> **What the task requires**
Retype the opening lines of the data exactly, stopping after the line that contains "(0,0) rectangle (550,809);". Skip every picture.

# Start of Records for this task

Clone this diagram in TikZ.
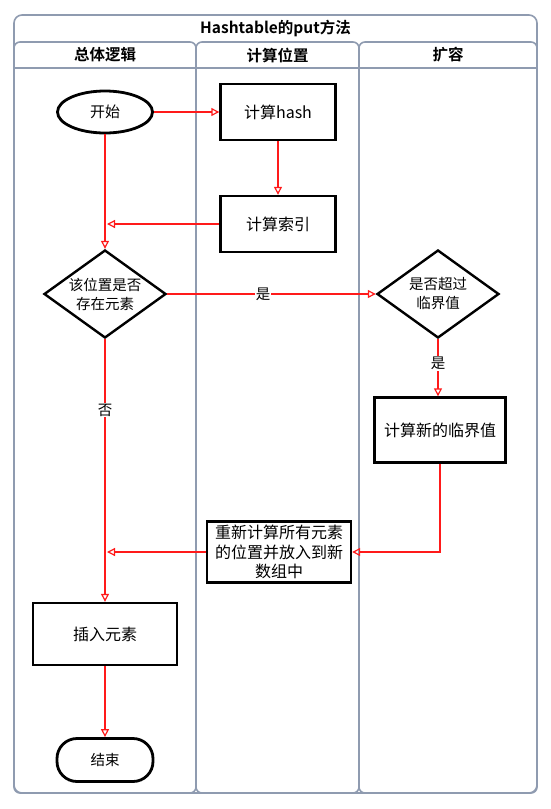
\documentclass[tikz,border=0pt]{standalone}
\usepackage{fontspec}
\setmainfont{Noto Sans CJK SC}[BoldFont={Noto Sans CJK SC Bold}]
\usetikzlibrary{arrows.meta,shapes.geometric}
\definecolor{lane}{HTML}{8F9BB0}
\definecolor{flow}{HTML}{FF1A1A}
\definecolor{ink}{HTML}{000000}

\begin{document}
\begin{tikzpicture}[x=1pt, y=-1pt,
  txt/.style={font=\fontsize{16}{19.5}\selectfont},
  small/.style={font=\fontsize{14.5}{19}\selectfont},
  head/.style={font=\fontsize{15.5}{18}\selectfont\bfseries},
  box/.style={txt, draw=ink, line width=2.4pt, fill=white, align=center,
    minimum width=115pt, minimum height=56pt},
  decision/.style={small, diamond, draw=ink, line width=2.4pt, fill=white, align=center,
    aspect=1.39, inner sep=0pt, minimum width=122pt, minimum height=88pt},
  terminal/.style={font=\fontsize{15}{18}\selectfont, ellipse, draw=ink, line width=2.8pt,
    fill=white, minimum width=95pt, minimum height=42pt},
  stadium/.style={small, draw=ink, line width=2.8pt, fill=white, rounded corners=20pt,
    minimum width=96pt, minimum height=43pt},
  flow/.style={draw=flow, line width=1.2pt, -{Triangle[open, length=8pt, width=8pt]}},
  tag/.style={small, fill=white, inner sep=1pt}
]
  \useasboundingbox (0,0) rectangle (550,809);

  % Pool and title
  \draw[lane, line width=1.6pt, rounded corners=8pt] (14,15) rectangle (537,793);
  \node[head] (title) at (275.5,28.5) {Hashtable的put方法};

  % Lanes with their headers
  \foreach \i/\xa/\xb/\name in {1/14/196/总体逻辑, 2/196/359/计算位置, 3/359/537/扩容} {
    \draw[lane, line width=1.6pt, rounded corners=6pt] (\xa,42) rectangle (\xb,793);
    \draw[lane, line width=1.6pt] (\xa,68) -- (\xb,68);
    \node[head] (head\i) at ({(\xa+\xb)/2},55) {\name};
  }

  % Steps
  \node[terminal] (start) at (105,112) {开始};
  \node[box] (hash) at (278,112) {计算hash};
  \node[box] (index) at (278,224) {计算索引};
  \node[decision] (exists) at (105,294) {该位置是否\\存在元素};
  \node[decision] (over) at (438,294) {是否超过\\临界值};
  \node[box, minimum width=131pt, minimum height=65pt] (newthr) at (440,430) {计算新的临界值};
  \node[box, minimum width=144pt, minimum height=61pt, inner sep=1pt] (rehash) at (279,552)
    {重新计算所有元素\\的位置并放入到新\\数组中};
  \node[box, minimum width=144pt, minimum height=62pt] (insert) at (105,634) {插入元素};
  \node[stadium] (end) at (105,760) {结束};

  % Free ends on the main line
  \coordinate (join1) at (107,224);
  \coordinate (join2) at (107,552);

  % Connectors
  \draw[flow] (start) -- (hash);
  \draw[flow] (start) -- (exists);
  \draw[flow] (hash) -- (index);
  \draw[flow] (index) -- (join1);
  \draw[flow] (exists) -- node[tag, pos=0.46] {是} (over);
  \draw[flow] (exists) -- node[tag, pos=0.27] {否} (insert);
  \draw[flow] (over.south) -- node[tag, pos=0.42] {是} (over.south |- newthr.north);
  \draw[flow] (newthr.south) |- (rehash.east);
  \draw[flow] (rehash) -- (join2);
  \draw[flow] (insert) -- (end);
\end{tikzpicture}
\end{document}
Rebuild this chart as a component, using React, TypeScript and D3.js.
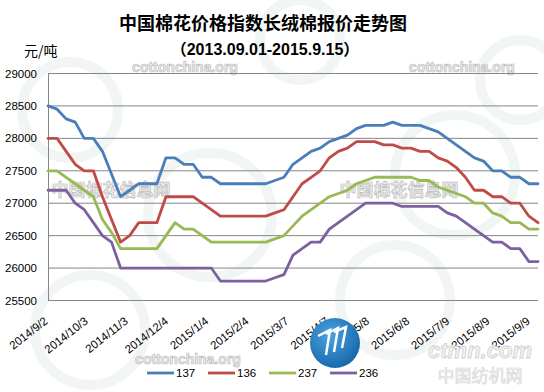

# End of Records for this task

> **Solution for this problem**
Clone this diagram in TikZ.
\documentclass[tikz,border=0pt]{standalone}
\usepackage{fontspec}
\setmainfont{Noto Sans CJK SC}[BoldFont={Noto Sans CJK SC Bold}]
\usetikzlibrary{arrows.meta,shapes.geometric}
\definecolor{lane}{HTML}{8F9BB0}
\definecolor{flow}{HTML}{FF1A1A}
\definecolor{ink}{HTML}{000000}

\begin{document}
\begin{tikzpicture}[x=1pt, y=-1pt,
  txt/.style={font=\fontsize{16}{19.5}\selectfont},
  small/.style={font=\fontsize{14.5}{19}\selectfont},
  head/.style={font=\fontsize{15.5}{18}\selectfont\bfseries},
  box/.style={txt, draw=ink, line width=2.4pt, fill=white, align=center,
    minimum width=115pt, minimum height=56pt},
  decision/.style={small, diamond, draw=ink, line width=2.4pt, fill=white, align=center,
    aspect=1.39, inner sep=0pt, minimum width=122pt, minimum height=88pt},
  terminal/.style={font=\fontsize{15}{18}\selectfont, ellipse, draw=ink, line width=2.8pt,
    fill=white, minimum width=95pt, minimum height=42pt},
  stadium/.style={small, draw=ink, line width=2.8pt, fill=white, rounded corners=20pt,
    minimum width=96pt, minimum height=43pt},
  flow/.style={draw=flow, line width=1.2pt, -{Triangle[open, length=8pt, width=8pt]}},
  tag/.style={small, fill=white, inner sep=1pt}
]
  \useasboundingbox (0,0) rectangle (550,809);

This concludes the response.